Shale Daily / Montney Shale

Montney’s NatGas to Figure Big in Growing North American Demand, Says Encana

The Montney formation in Western Canada, already connected to existing -- and unconstrained -- pipeline infrastructure, will be called upon to increasingly meet North America's natural gas demand, Encana Corp. executives said Tuesday.

The Calgary-based gas heavy held an investor conference in New York City to lay out the strategy going forward for the Montney, a siltstone multi-stacked reservoir that straddles British Columbia and Alberta in the Western Canadian Sedimentary Basin (WCSB). During the first quarter conference call, executives claimed that the gassy Montney should become an even match with the Marcellus Shale (see Shale DailyMay 3). During the morning-long conference, management pressed its case.

Executive Vice President (EVP) Renee E. Zemljak, who runs the midstream, marketing and fundamentals division, said the Montney and Appalachia gas will team up as the top supply sources for North America's growing gas demand to 2020. She offered a detailed gas supply/demand forecast based on "conservative" internal and external projections.

Gas demand in North America is projected by Encana to increase by about 14 Bcf/d by 2020. Gulf Coast liquefied natural gas (LNG) exports are forecast to reach a total of 7 Bcf/d. North American industrial demand is seen up by 4 Bcf/d, bringing total North industrial demand to 30 Bcf. Mexico exports are expected to hit about 4.5 Bcf/d.

"Our demand outlook will bring us to a total market of just over 100 Bcf by 2020," Zemljak said. "In our view, the Montney and the Northeast shale gas are going to be required to meet this demand outlook. They're the lowest cost gas plays in North America."

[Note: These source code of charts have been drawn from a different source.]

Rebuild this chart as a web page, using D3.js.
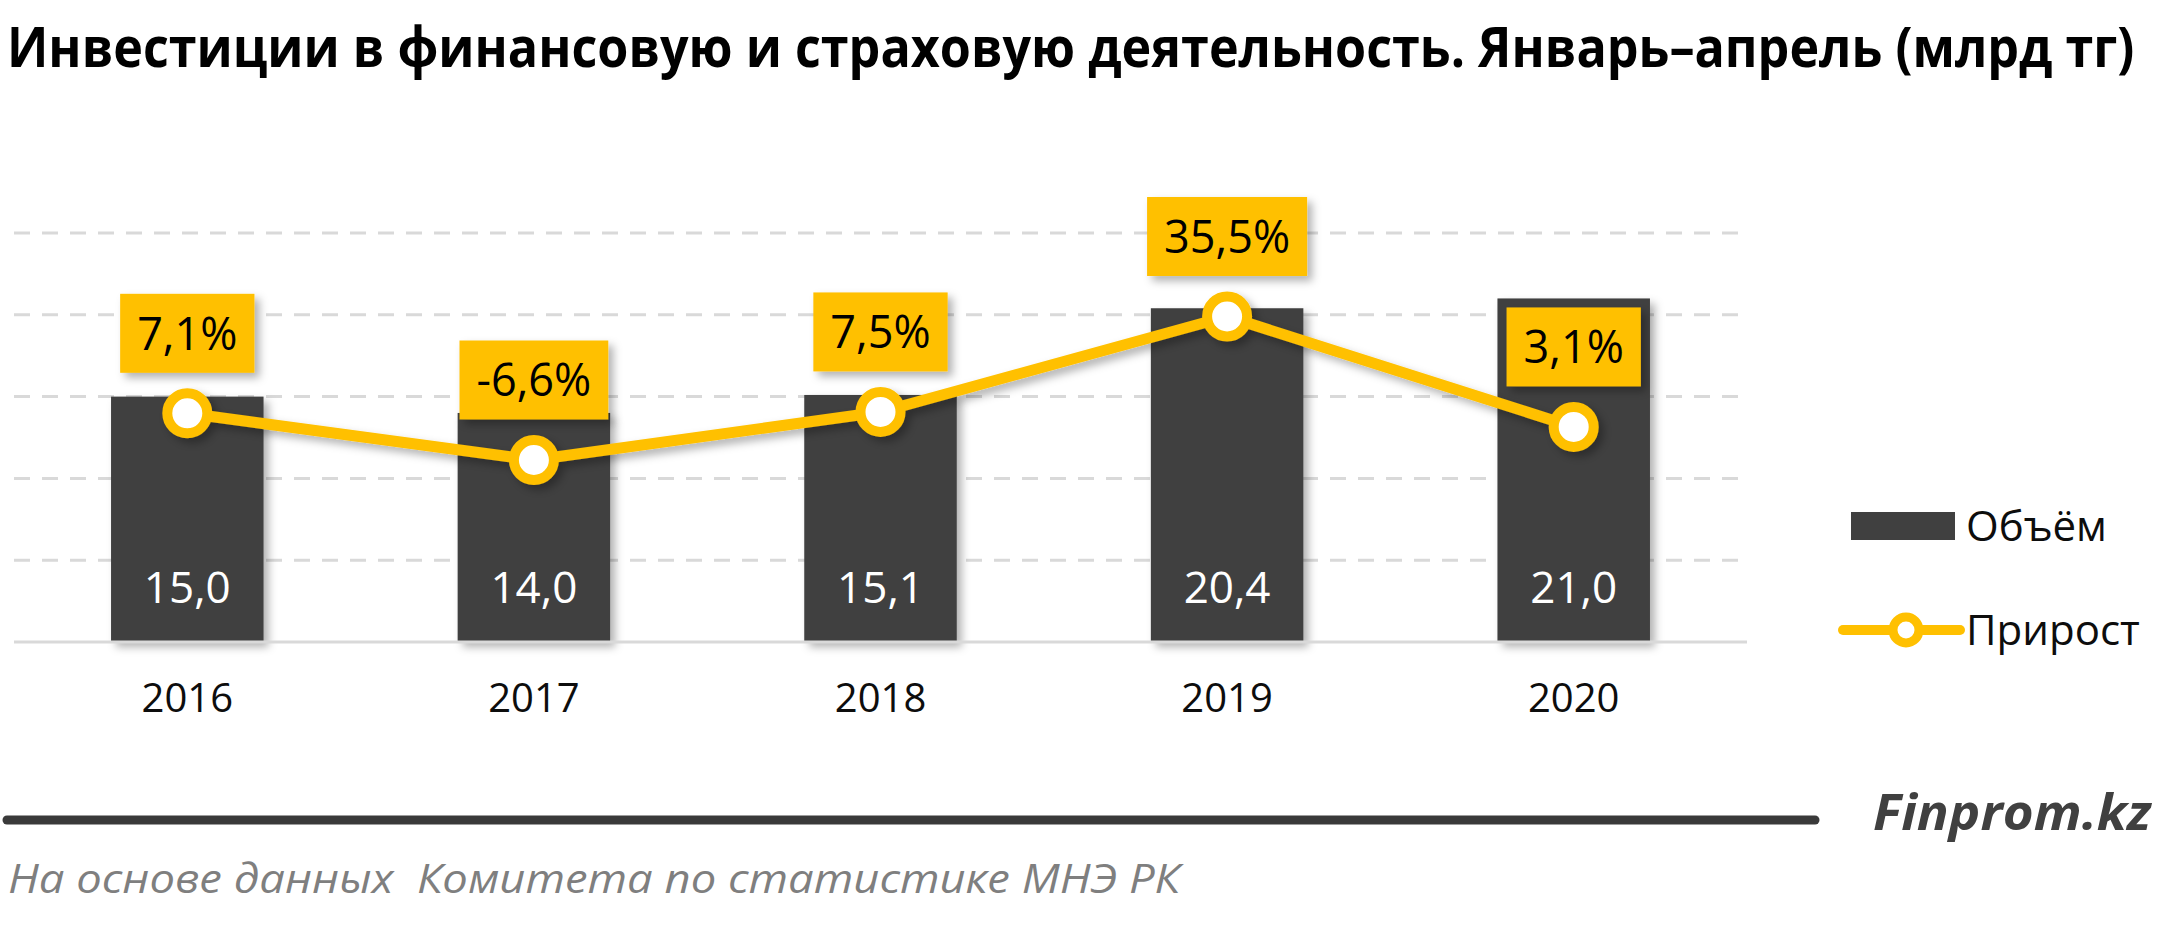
<!DOCTYPE html>
<html>
<head>
<meta charset="utf-8">
<script src="https://cdn.jsdelivr.net/npm/d3@7"></script>
<style>
  html, body { margin: 0; padding: 0; background: #fff; }
  #chart { width: 2160px; height: 925px; }
  text { font-family: "Open Sans", "Noto Sans", sans-serif; }
</style>
</head>
<body>
<div id="chart"></div>
<script>
// Data
var years = ["2016", "2017", "2018", "2019", "2020"];
var volume = [15.0, 14.0, 15.1, 20.4, 21.0];     // Объём, млрд тг
var growth = [7.1, -6.6, 7.5, 35.5, 3.1];        // Прирост, %
var gridTicks = [5, 10, 15, 20, 25];

var titleText = "Инвестиции в финансовую и страховую деятельность. Январь–апрель (млрд тг)";
var sourceText = "На основе данных  Комитета по статистике МНЭ РК";

var gold = "#FFC000";
var dark = "#404040";

function fmt(v, d) {
    return v.toFixed(d).replace(".", ",");
}

var svg = d3.select("#chart").append("svg")
    .attr("width", 2160)
    .attr("height", 925);

// drop shadow used by bars, line and label boxes
var defs = svg.append("defs");
var shadow = defs.append("filter")
    .attr("id", "shadow")
    .attr("x", "-20%").attr("y", "-20%")
    .attr("width", "150%").attr("height", "150%");
shadow.append("feDropShadow")
    .attr("dx", 5).attr("dy", 5)
    .attr("stdDeviation", 4)
    .attr("flood-color", "#000")
    .attr("flood-opacity", 0.3);

// Scales
var x = d3.scaleBand()
    .domain(years)
    .range([14, 1747])
    .paddingInner(0.56)
    .paddingOuter(0.28);

var yBar = d3.scaleLinear()
    .domain([0, 25])
    .range([642, 233]);

var yLine = d3.scaleLinear()
    .domain([-60, 60])
    .range([642, 233]);

var bw = x.bandwidth();
function cx(i) { return x(years[i]) + bw / 2; }

// Title: squeezed horizontally with a transform so it fits the width
var titleG = svg.append("g");
var title = titleG.append("text")
    .attr("x", 0)
    .attr("y", 0)
    .style("font-size", "55px")
    .style("font-weight", 700)
    .attr("fill", "#000")
    .text(titleText);
var tw = title.node().getComputedTextLength();
titleG.attr("transform", "translate(7,67) scale(" + Math.min(1, 2128 / tw) + ",1)");

// Gridlines
svg.append("g")
    .selectAll("line")
    .data(gridTicks)
    .enter()
    .append("line")
    .attr("x1", 14)
    .attr("x2", 1747)
    .attr("y1", function(d) { return yBar(d); })
    .attr("y2", function(d) { return yBar(d); })
    .attr("stroke", "#d9d9d9")
    .attr("stroke-width", 3)
    .attr("stroke-dasharray", "16,12");

// Bars
svg.append("g")
    .attr("filter", "url(#shadow)")
    .selectAll("rect")
    .data(volume)
    .enter()
    .append("rect")
    .attr("x", function(d, i) { return x(years[i]); })
    .attr("y", function(d) { return yBar(d); })
    .attr("width", bw)
    .attr("height", function(d) { return yBar(0) - yBar(d); })
    .attr("fill", dark);

// Baseline
svg.append("line")
    .attr("x1", 14)
    .attr("x2", 1747)
    .attr("y1", yBar(0))
    .attr("y2", yBar(0))
    .attr("stroke", "#d9d9d9")
    .attr("stroke-width", 3);

// Bar values
svg.append("g")
    .selectAll("text")
    .data(volume)
    .enter()
    .append("text")
    .attr("x", function(d, i) { return cx(i); })
    .attr("y", yBar(0) - 39)
    .attr("text-anchor", "middle")
    .attr("fill", "#fff")
    .style("font-size", "44px")
    .text(function(d) { return fmt(d, 1); });

// Year labels
var xAxis = d3.axisBottom(x).tickSize(0).tickPadding(0);
var axisG = svg.append("g")
    .attr("transform", "translate(0," + yBar(0) + ")")
    .call(xAxis);
axisG.select(".domain").remove();
axisG.selectAll("text")
    .attr("y", 70)
    .attr("dy", 0)
    .attr("fill", "#0d0d0d")
    .style("font-size", "40px")
    .style("font-family", "'Open Sans', sans-serif");

// Growth line
var line = d3.line()
    .x(function(d, i) { return cx(i); })
    .y(function(d) { return yLine(d); });

var lineG = svg.append("g").attr("filter", "url(#shadow)");
lineG.append("path")
    .datum(growth)
    .attr("d", line)
    .attr("fill", "none")
    .attr("stroke", gold)
    .attr("stroke-width", 11)
    .attr("stroke-linejoin", "round");

lineG.selectAll("circle")
    .data(growth)
    .enter()
    .append("circle")
    .attr("cx", function(d, i) { return cx(i); })
    .attr("cy", function(d) { return yLine(d); })
    .attr("r", 20)
    .attr("fill", "#fff")
    .attr("stroke", gold)
    .attr("stroke-width", 10);

// Growth labels in yellow boxes
var labels = svg.append("g")
    .selectAll("g")
    .data(growth)
    .enter()
    .append("g")
    .attr("transform", function(d, i) {
        return "translate(" + cx(i) + "," + (yLine(d) - 80) + ")";
    });

var boxes = labels.append("rect")
    .attr("fill", gold)
    .attr("filter", "url(#shadow)");

var labelText = labels.append("text")
    .attr("text-anchor", "middle")
    .attr("dy", "0.36em")
    .attr("fill", "#000")
    .style("font-size", "45px")
    .text(function(d) { return fmt(d, 1) + "%"; });

labelText.each(function(d, i) {
    var w = this.getComputedTextLength() + 34;
    d3.select(boxes.nodes()[i])
        .attr("x", -w / 2)
        .attr("y", -39.5)
        .attr("width", w)
        .attr("height", 79);
});

// Legend
var legend = svg.append("g");
legend.append("rect")
    .attr("x", 1851).attr("y", 512)
    .attr("width", 104).attr("height", 28)
    .attr("fill", dark);
legend.append("text")
    .attr("x", 1966).attr("y", 526)
    .attr("dy", "0.36em")
    .style("font-size", "42px")
    .attr("fill", "#0d0d0d")
    .text("Объём");
legend.append("line")
    .attr("x1", 1843).attr("x2", 1960)
    .attr("y1", 630).attr("y2", 630)
    .attr("stroke", gold)
    .attr("stroke-width", 10)
    .attr("stroke-linecap", "round");
legend.append("circle")
    .attr("cx", 1906).attr("cy", 630)
    .attr("r", 13)
    .attr("fill", "#fff")
    .attr("stroke", gold)
    .attr("stroke-width", 9);
legend.append("text")
    .attr("x", 1966).attr("y", 630)
    .attr("dy", "0.36em")
    .style("font-size", "42px")
    .attr("fill", "#0d0d0d")
    .text("Прирост");

// Footer
svg.append("line")
    .attr("x1", 7).attr("x2", 1815)
    .attr("y1", 820).attr("y2", 820)
    .attr("stroke", "#3a3a3a")
    .attr("stroke-width", 9)
    .attr("stroke-linecap", "round");

svg.append("text")
    .attr("x", 1873)
    .attr("y", 830)
    .attr("textLength", 278)
    .attr("lengthAdjust", "spacingAndGlyphs")
    .style("font-size", "50px")
    .style("font-weight", 700)
    .style("font-style", "italic")
    .attr("fill", dark)
    .text("Finprom.kz");

svg.append("text")
    .attr("x", 8)
    .attr("y", 893)
    .attr("textLength", 1172)
    .attr("lengthAdjust", "spacingAndGlyphs")
    .style("font-size", "41px")
    .style("font-style", "italic")
    .style("white-space", "pre")
    .attr("fill", "#7f7f7f")
    .text(sourceText);
</script>
</body>
</html>
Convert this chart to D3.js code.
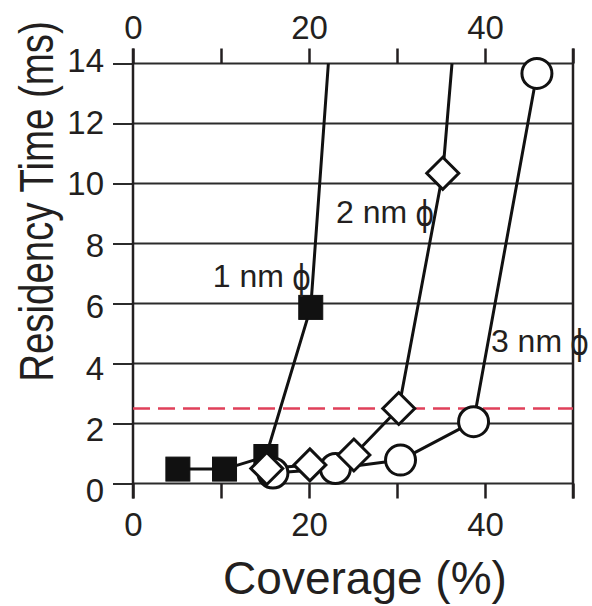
<!DOCTYPE html>
<html>
<head>
<meta charset="utf-8">
<script src="https://cdn.jsdelivr.net/npm/d3@7"></script>
<style>
  html, body { margin: 0; padding: 0; background: #fff; }
  svg { display: block; }
  text { font-family: "Liberation Sans", Arial, Helvetica, sans-serif; fill: #231f20; }
</style>
</head>
<body>
<svg id="chart" width="592" height="606"></svg>
<script>
// ---- data ----
const xTicks = [0, 10, 20, 30, 40, 50];
const xTickLabels = ["0", "", "20", "", "40", ""];
const yTicks = [0, 2, 4, 6, 8, 10, 12, 14];
const yTickLabels = ["0", "2", "4", "6", "8", "10", "12", "14"];

// 1 nm phi (filled squares)
const cov1nm = [5.1, 10.4, 15.1, 20.2];
const time1nm = [0.48, 0.48, 0.9, 5.87];
const tail1nm = [22.2, 14];        // line leaves the top of the frame

// 2 nm phi (open diamonds)
const cov2nm = [15.2, 20.1, 25.1, 30.2, 35.2];
const time2nm = [0.5, 0.62, 0.95, 2.5, 10.34];
const tail2nm = [36.25, 14];

// 3 nm phi (open circles)
const cov3nm = [15.9, 23.0, 30.4, 38.7, 45.9];
const time3nm = [0.35, 0.5, 0.78, 2.06, 13.67];

const thresholdTime = 2.5;   // red dashed reference

const seriesLabels = ["1 nm", "2 nm", "3 nm"];
const labelCov = [9.3, 23.3, 40.9];
const labelTime = [6.56, 8.68, 4.39];

// ---- layout ----
const svg = d3.select("#chart");
const x = d3.scaleLinear().domain([0, 50]).range([133, 573]);
const y = d3.scaleLinear().domain([0, 14]).range([483.5, 63.5]);
const yLabel = d3.scaleLinear().domain([0, 14]).range([490, 60]);
const ink = "#231f20";

// horizontal grid lines
svg.append("g").selectAll("line").data(yTicks).join("line")
  .attr("x1", x(0)).attr("x2", x(50))
  .attr("y1", d => y(d)).attr("y2", d => y(d))
  .attr("stroke", "#2b2b2b").attr("stroke-width", 2);

// left axis (outward ticks + labels)
const gl = svg.append("g").attr("transform", `translate(${x(0)},0)`)
  .call(d3.axisLeft(y).tickValues(yTicks).tickSize(20).tickPadding(9)
    .tickFormat((d, i) => yTickLabels[i]));
gl.select(".domain").remove();
gl.selectAll(".tick line").attr("stroke", "#2b2b2b").attr("stroke-width", 2);
gl.selectAll(".tick text")
  .attr("y", d => yLabel(d) - y(d))
  .attr("dy", "0.36em")
  .style("font-size", "33px").style("font-family", "Liberation Sans, Arial, sans-serif")
  .attr("fill", ink);

// bottom axis
const gb = svg.append("g").attr("transform", `translate(0,${y(0)})`)
  .call(d3.axisBottom(x).tickValues(xTicks).tickSize(15).tickPadding(14)
    .tickFormat((d, i) => xTickLabels[i]));
gb.select(".domain").remove();
gb.selectAll(".tick line").attr("stroke", ink).attr("stroke-width", 2.5);
gb.selectAll(".tick text").style("font-size", "33px")
  .style("font-family", "Liberation Sans, Arial, sans-serif").attr("fill", ink);

// top axis
const gt = svg.append("g").attr("transform", `translate(0,${y(14)})`)
  .call(d3.axisTop(x).tickValues(xTicks).tickSize(15).tickPadding(10)
    .tickFormat((d, i) => xTickLabels[i]));
gt.select(".domain").remove();
gt.selectAll(".tick line").attr("stroke", ink).attr("stroke-width", 2.5);
gt.selectAll(".tick text").style("font-size", "33px")
  .style("font-family", "Liberation Sans, Arial, sans-serif").attr("fill", ink);

// vertical frame lines (extend to tick length above and below)
svg.append("g").selectAll("line").data([0, 50]).join("line")
  .attr("x1", d => x(d)).attr("x2", d => x(d))
  .attr("y1", y(14) - 15).attr("y2", y(0) + 15)
  .attr("stroke", ink).attr("stroke-width", 2.5);

// red dashed threshold
svg.append("line")
  .attr("x1", x(0)).attr("x2", x(50))
  .attr("y1", y(thresholdTime)).attr("y2", y(thresholdTime))
  .attr("stroke", "#e0405a").attr("stroke-width", 2.5)
  .attr("stroke-dasharray", "17,8");

// series lines
const line = d3.line().x(d => x(d[0])).y(d => y(d[1]));
const pts1 = cov1nm.map((c, i) => [c, time1nm[i]]);
const pts2 = cov2nm.map((c, i) => [c, time2nm[i]]);
const pts3 = cov3nm.map((c, i) => [c, time3nm[i]]);
const lines = [pts1.concat([tail1nm]), pts2.concat([tail2nm]), pts3];
svg.append("g").selectAll("path").data(lines).join("path")
  .attr("d", line).attr("fill", "none")
  .attr("stroke", "#111").attr("stroke-width", 3).attr("stroke-linejoin", "round");

// markers: squares, circles, diamonds
svg.append("g").selectAll("rect").data(pts1).join("rect")
  .attr("x", d => x(d[0]) - 12).attr("y", d => y(d[1]) - 12)
  .attr("width", 24).attr("height", 24)
  .attr("fill", "#111").attr("stroke", "#111").attr("stroke-width", 1);

svg.append("g").selectAll("circle").data(pts3).join("circle")
  .attr("cx", d => x(d[0])).attr("cy", d => y(d[1])).attr("r", 15)
  .attr("fill", "#fff").attr("stroke", "#111").attr("stroke-width", 3);

const dh = 16;
svg.append("g").selectAll("path").data(pts2).join("path")
  .attr("d", d => {
    const cx = x(d[0]), cy = y(d[1]);
    return `M${cx},${cy - dh}L${cx + dh},${cy}L${cx},${cy + dh}L${cx - dh},${cy}Z`;
  })
  .attr("fill", "#fff").attr("stroke", "#111").attr("stroke-width", 3)
  .attr("stroke-linejoin", "miter");

// series annotations (text + tall narrow phi)
const labG = svg.append("g");
seriesLabels.forEach((s, i) => {
  const t = labG.append("text")
    .attr("x", x(labelCov[i]) - 2)
    .attr("y", y(labelTime[i]))
    .style("font-size", "32px")
    .text(s);
  const w = t.node().getComputedTextLength();
  labG.append("text")
    .attr("transform", `translate(${x(labelCov[i]) - 2 + w + 8},${y(labelTime[i]) + 3}) scale(0.8,1)`)
    .style("font-family", "DejaVu Sans, sans-serif")
    .style("font-size", "36px")
    .text("\u03D5");
});

// axis titles
svg.append("text")
  .attr("x", 365).attr("y", 594)
  .attr("text-anchor", "middle")
  .style("font-size", "46px")
  .text("Coverage (%)");

svg.append("text")
  .attr("transform", "translate(53,201.5) rotate(-90) scale(0.8,1)")
  .attr("text-anchor", "middle")
  .style("font-size", "48px")
  .text("Residency Time (ms)");
</script>
</body>
</html>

Demand growth through 2020 is concentrated in the Gulf Coast region, but "we also see a significant growth in Western Canada, the Midwest and the Northeast. The U.S. Gulf Coast will have over 8 Bcf of demand growth, and the growth will come from industrial expansions in both fertilizer and petrochemical facilities. We'll also include new power generation, and the exports to Mexico and then the LNG exports out of the Gulf Coast. The U.S. Midwest demand growth will be driven by the industrial and power sectors as well."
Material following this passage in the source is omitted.